Let $p<n$ and
-$H\in\mathbb{R}^{n\times n}$ be symmetric with eigendecompoistion being $H=U\Lambda U^{\text{T}}$,
-$A\in\mathbb{R}^{n\times p}$,
-$D\in\mathbb{R}^{p\times p}$ be a diagonal matrix.
We have $H=U\Lambda U^{\text{T}}=A D A^{\text{T}}$. I want to find $A$ and $D$ as functions of $U$ and $\Lambda$.
For the above equation to be true only $p$ eigenvalues of $H$ in $\Lambda$ are nonzero (RHS is of rank $p$). Forming $A$ by the corresponding $p$ eigenvectors (columns of $U$) and $D$ with those nonezero eigenvalues is a solution.

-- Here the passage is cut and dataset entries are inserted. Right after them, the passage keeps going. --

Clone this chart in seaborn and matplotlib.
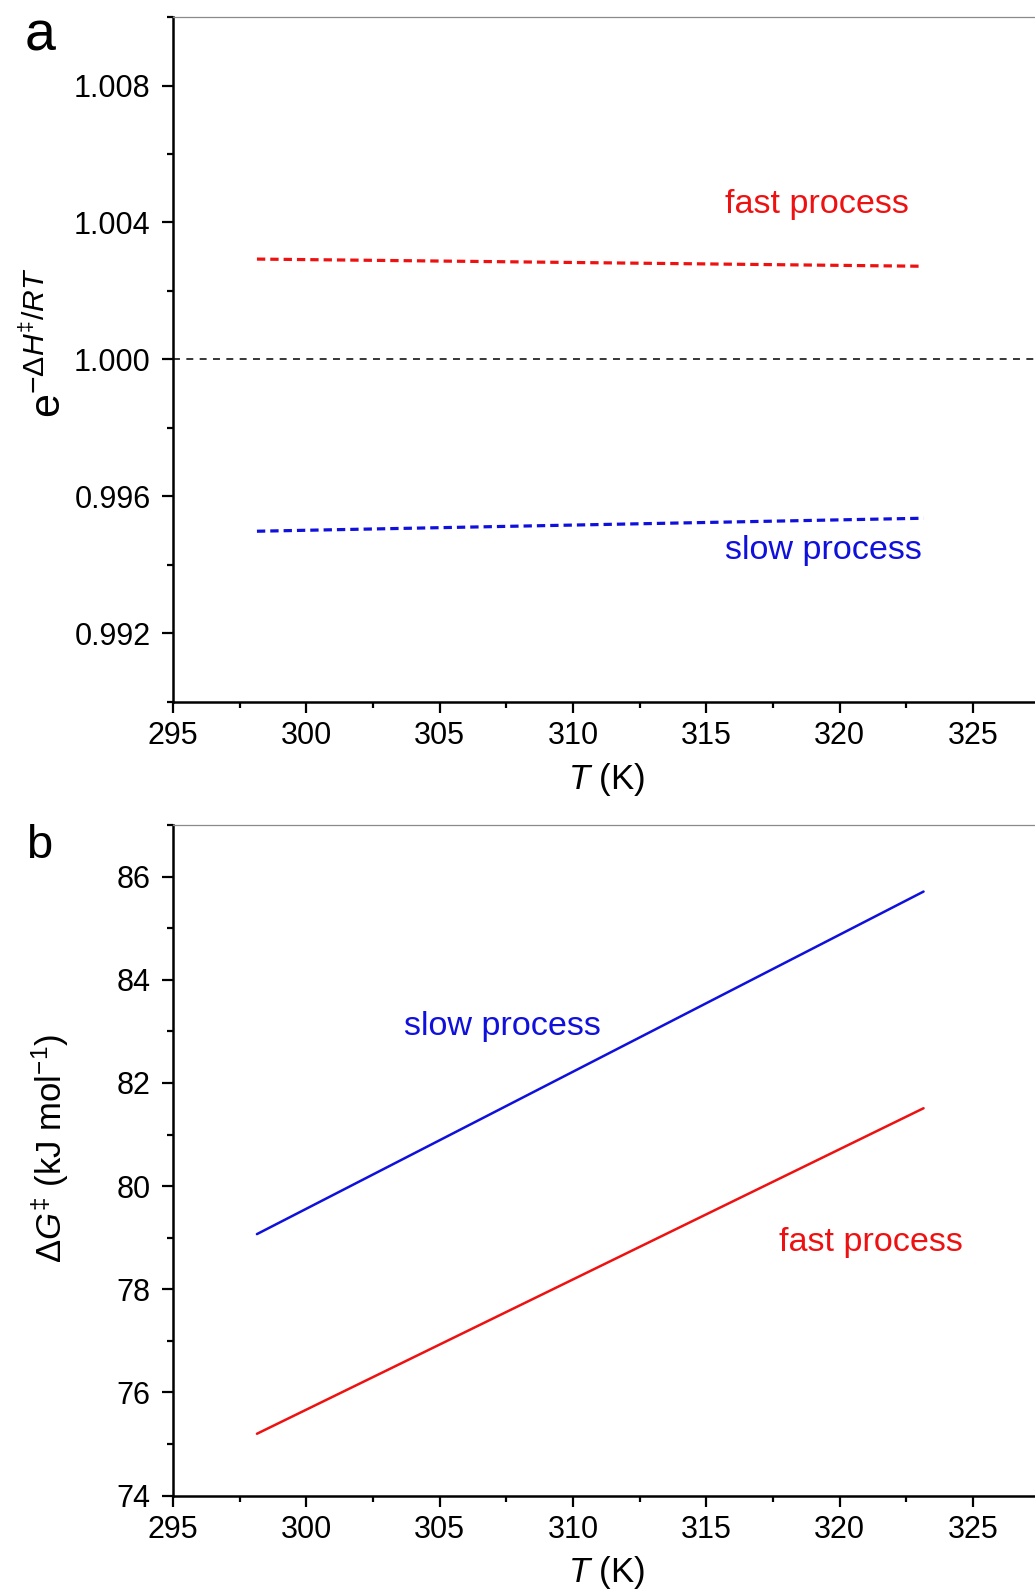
import matplotlib
matplotlib.use("Agg")
import matplotlib.pyplot as plt
from matplotlib.ticker import MultipleLocator
import pandas as pd
import seaborn as sns

# Temperatures (K) at which the activation parameters were evaluated
temps = [298.15, 323.15]

# Panel a: enthalpic factor exp(-dH/RT)
fast_exp = [1.00293, 1.00272]
slow_exp = [0.99498, 0.99536]

# Panel b: free energy of activation (kJ/mol)
fast_dg = [75.20, 81.51]
slow_dg = [79.07, 85.71]

x_ticks = [295, 300, 305, 310, 315, 320, 325]

sns.set_theme(style="ticks")
plt.rcParams["font.family"] = ["Liberation Sans", "DejaVu Sans"]
plt.rcParams["mathtext.fontset"] = "custom"
plt.rcParams["mathtext.rm"] = "Liberation Sans"
plt.rcParams["mathtext.it"] = "Liberation Sans:italic"
plt.rcParams["mathtext.bf"] = "Liberation Sans:bold"
plt.rcParams["lines.scale_dashes"] = False
for key in ("text.color", "axes.labelcolor", "xtick.color", "ytick.color",
            "xtick.labelcolor", "ytick.labelcolor", "axes.edgecolor"):
    plt.rcParams[key] = "black"

RED = "#ee1111"
BLUE = "#1010dd"
TICK_FS = 22
LABEL_FS = 25
NOTE_FS = 24.6

fig = plt.figure(figsize=(10.35, 15.93), dpi=100)
ax1 = fig.add_axes([0.1671, 0.5595, 0.8329, 0.4298])
ax2 = fig.add_axes([0.1671, 0.0611, 0.8329, 0.4210])

df_a = pd.DataFrame({
    "T": temps * 2,
    "val": fast_exp + slow_exp,
    "process": ["fast"] * 2 + ["slow"] * 2,
})
df_b = pd.DataFrame({
    "T": temps * 2,
    "val": fast_dg + slow_dg,
    "process": ["fast"] * 2 + ["slow"] * 2,
})
palette = {"fast": RED, "slow": BLUE}

# Panel a: dashed curves plus reference line at unity
ax1.axhline(1.0, color="black", lw=1.1, ls=(0, (5.0, 4.6)), zorder=1)
sns.lineplot(data=df_a, x="T", y="val", hue="process", palette=palette,
             ax=ax1, legend=False, lw=2.3)
for ln in ax1.get_lines()[1:]:
    ln.set_dashes((6.0, 3.6))

# Panel b: solid lines
sns.lineplot(data=df_b, x="T", y="val", hue="process", palette=palette,
             ax=ax2, legend=False, lw=1.8)

ax1.set_ylim(0.990, 1.010)
ax1.set_yticks([0.992, 0.996, 1.000, 1.004, 1.008])
ax1.set_yticklabels(["0.992", "0.996", "1.000", "1.004", "1.008"])
ax1.yaxis.set_minor_locator(MultipleLocator(0.002))

ax2.set_ylim(74, 87)
ax2.set_yticks([74, 76, 78, 80, 82, 84, 86])
ax2.yaxis.set_minor_locator(MultipleLocator(1))

for ax in (ax1, ax2):
    ax.set_xlim(295, 327.33)
    ax.set_xticks(x_ticks)
    ax.xaxis.set_minor_locator(MultipleLocator(2.5))
    ax.spines["right"].set_visible(False)
    ax.spines["top"].set_color("#8a8a8a")
    ax.spines["top"].set_linewidth(0.9)
    ax.spines["left"].set_linewidth(1.8)
    ax.spines["bottom"].set_linewidth(1.8)
    ax.spines["left"].set_color("black")
    ax.spines["bottom"].set_color("black")
    ax.tick_params(axis="both", which="major", direction="out", length=8,
                   width=1.6, labelsize=TICK_FS, color="black")
    ax.tick_params(axis="y", which="major", pad=8)
    ax.tick_params(axis="x", which="major", pad=6)
    ax.tick_params(axis="both", which="minor", direction="out", length=4,
                   width=1.6, color="black")
    ax.tick_params(top=False, right=False, which="both")
    ax.set_xlabel(r"$\mathit{T}$ (K)", fontsize=LABEL_FS)
    ax.xaxis.set_label_coords(0.503, -0.114)
    ax.xaxis.label.set_va("center")
    ax.set_facecolor("white")

ax1.set_ylabel(r"$\mathregular{e}^{-\Delta \mathit{H}^{\ddagger}/\mathit{RT}}$",
               fontsize=LABEL_FS + 6)
ax1.yaxis.set_label_coords(-0.147, 0.524)
ax1.yaxis.label.set_va("center")

ax2.set_ylabel(r"$\Delta\mathit{G}^{\ddagger}$ (kJ mol$^{-1}$)", fontsize=LABEL_FS)
ax2.yaxis.set_label_coords(-0.143, 0.518)
ax2.yaxis.label.set_va("center")

# Process labels
ax1.text(315.7, 1.00428, "fast process", color=RED, fontsize=NOTE_FS, va="baseline")
ax1.text(315.7, 0.99416, "slow process", color=BLUE, fontsize=NOTE_FS, va="baseline")
ax2.text(303.66, 82.92, "slow process", color=BLUE, fontsize=NOTE_FS, va="baseline")
ax2.text(317.72, 78.74, "fast process", color=RED, fontsize=NOTE_FS, va="baseline")

# Panel letters
fig.text(0.024, 0.968, "a", fontsize=40, va="baseline")
fig.text(0.025, 0.4614, "b", fontsize=34, va="baseline")

fig.savefig("out.png", dpi=100, facecolor="white")
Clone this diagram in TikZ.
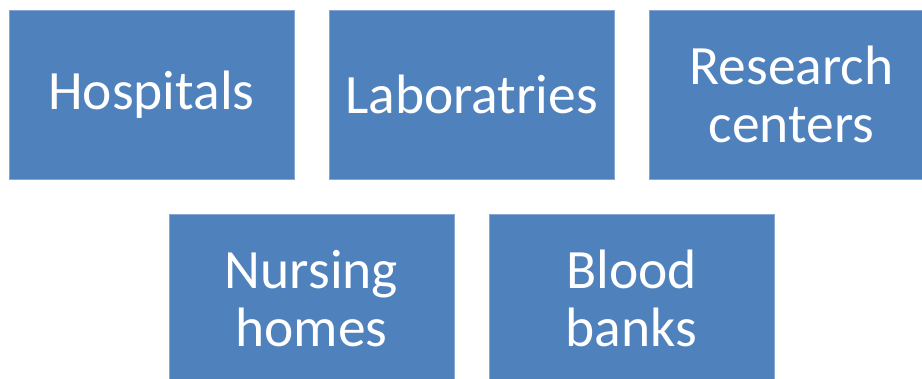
\documentclass[tikz,border=0pt]{standalone}
\usepackage{fontspec}
\setmainfont{Carlito}
\usepackage{xcolor}
\usepackage{tikz}

\definecolor{boxblue}{HTML}{4F81BD}
\definecolor{boxedge}{HTML}{86A6D4}

\begin{document}
\begin{tikzpicture}[x=1pt,y=-1pt,font=\fontsize{55.5}{58}\selectfont,
    facility/.style={fill=boxblue,draw=boxedge,line width=0.8pt,
        minimum width=285pt,minimum height=169pt,inner sep=0pt,
        align=center,text=white}]
    \def\boxw{285}
    \def\boxh{169}
    \def\boxgap{35}

    \useasboundingbox (0,0) rectangle (922,379);

    % upper row
    \foreach [count=\col from 0] \name/\txt in {hosp/Hospitals,lab/Laboratries,res/{Research\\centers}} {
        \node[facility] (\name) at ({9+\col*(\boxw+\boxgap)+0.5*\boxw},{10+0.5*\boxh}) {\txt};
    }
    % lower row
    \foreach [count=\col from 0] \name/\txt in {nurs/{Nursing\\homes},blood/{Blood\\banks}} {
        \node[facility] (\name) at ({169+\col*(\boxw+\boxgap)+0.5*\boxw},{214+0.5*\boxh}) {\txt};
    }
\end{tikzpicture}
\end{document}
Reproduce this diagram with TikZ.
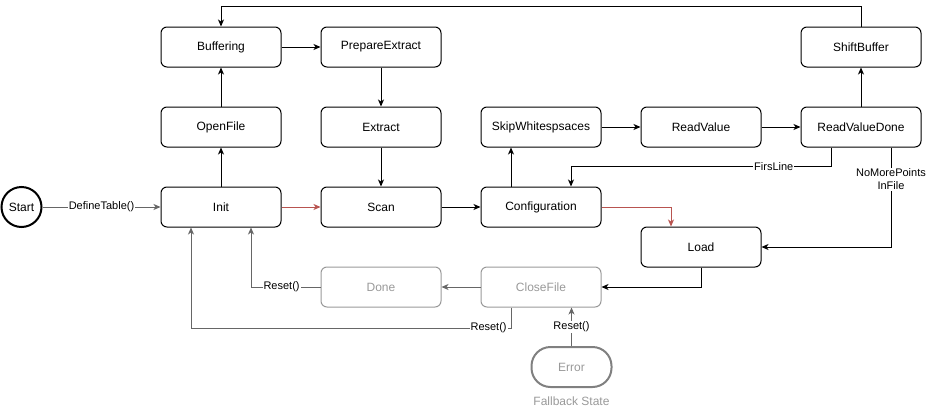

My guess is that is the only solution but don't know how to prove it.
Suppose $U\Lambda U^T = ADA'$. Without loss of generality, we may assume that the eigenvalues in $\Lambda$ are arranged such that the first $p$ nonzero eigenvalues are first. Then partition $U = [U_1, U_2]$ and where $U_1$ corresponds to the nonzero eigenvalues of $\Lambda$. It is clear then that $U \Lambda U^T = U_1 \Lambda' U_1^T$ where $\Lambda'$ is the diagonal matrix consisting of just nonzero eigenvalues. Hence $U_1\Lambda' U_1^T = ADA'$.
Multiplying both equations by $U_1^T$ on the left and $U_1$ on the right, we see that $\Lambda' = U_1^T A D A' U_1$. This implies that $U_1^T A$ is at most a permutation matrix since both $D$ and $\Lambda'$ are diagonal.
Hence, you are correct up to permutation of duplicated eigenvalues and their corresponding eigenvectors.